Camper Van Beethoven and Cracker brought an exciting double bill to the Middle East Nightclub in Cambridge Friday night in a near perfect show, which was unfortunately slightly tarnished by several belligerent middle-aged drunks.
Camper Van Beethoven
Camper Van Beethoven opened the night illustrating exactly why they’re one of the most important alternative rock bands to emerge from 1980s. Led by singer and songwriter David Lowery, Camper Van Beethoven’s set list managed to encapsulate thirty years of material in an energetic and efficient 75-minute set.
Playing a mix of classic songs like “Take the Skinheads Bowling,” “All Her Favorite Fruit,” and their cover of Status Quo’s “Pictures of Matchstick Men,” as well as newer material from their latest albums La Costa Perdida and El Camino Real, Camper Van Beethoven’s stirring set kept the audience (young and old) moving and singing along continuously.
Other highlights included the gypsy-esque instrumental “Balalaika Gap,” which was just one of many songs from the night showcasing the talents of violinist Jonathan Segel; lead guitarist Greg Lisher; and bassist Victor Krummenacher. Drummer Frank Funaro was missing in action, but his replacement, a man that the band affectionately referred to as “Coco,” suitably filled in.
After a short break, guitarist Johnny Hickman and members of Camper Van Beethoven, minus Lisher, returned to the stage as Cracker. Formed by Lowery and Hickman after the break-up of Camper Van Beethoven in 1990, Cracker’s eclectic mix of rock, county, blues, and psychedelia made them a hit on alternative radio in the early ‘90s and led to a devout following which still exists today.
Friday night’s rich set primarily consisted of tracks from the band’s new double album Berkeley to Bakersfield, but also included well-known singles like “Low” and “Eurotrash Girl” from the band’s 1993 album Kerosene Hat.
Although new material from a well established band can often stop a show in its tracks, the songs from Berkeley to Bakersfield sounded oddly familiar yet entirely fresh. Highlights from the new album, which chronicles the growing divide between the rich and the poor in California, were the punk-tinged “El Cerrito” and the sweet ballad “Waited My Whole Life.”
Despite an amazing double bill, several belligerent middle-aged drunks near the front row tainted what was otherwise a perfect evening. Towards the end of Camper Van Beethoven’s set and throughout the majority of Cracker’s show, a few drunks started inappropriately touching concertgoers. This included aggressively pushing, drunkenly falling, and even nauseatingly stroking the hair of a female without permission.

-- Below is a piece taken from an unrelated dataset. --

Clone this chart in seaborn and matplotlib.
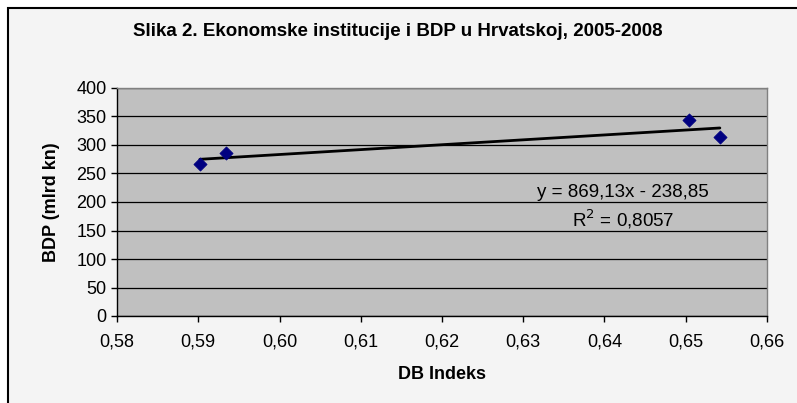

Sober audience members, this writer included, attempted to quell the commotion on countless occasions, but the drunks persisted until the conclusion of the concert. Unfortunately the lone visible security guard was leaning against a wall the entire night with his head down glued at his phone. After the show was over, the beer can-ridden floor of the venue told the tale. While I’m not advocated for dry concerts, surely the bartenders can exercise better discretion when it comes to serving an already drunk man his umpteenth can of Pabst Blue Ribbon.
Ironically, the highlight of the night did not occur during the actual concert, but rather during the sound check. After arriving to the venue about an hour before doors were set to open at 8pm, this writer decided to explore the downstairs area where the concert was set to take place.
To my surprise, Lowery and Hickman were performing a sound check in front of a Comcast camera crew. I decided to stick around, and to my great pleasure, Lowery and Hickman played stripped-down versions of “Low” and “Teen Angst (What the World Needs Now).” There was truly something special about seeing a couple rock legends jamming in front of a handful of people.
In the end, the stellar concert and a memorable sound check will leave lasting memories, while the behavior of several clowns will hopefully, soon be a distant memory.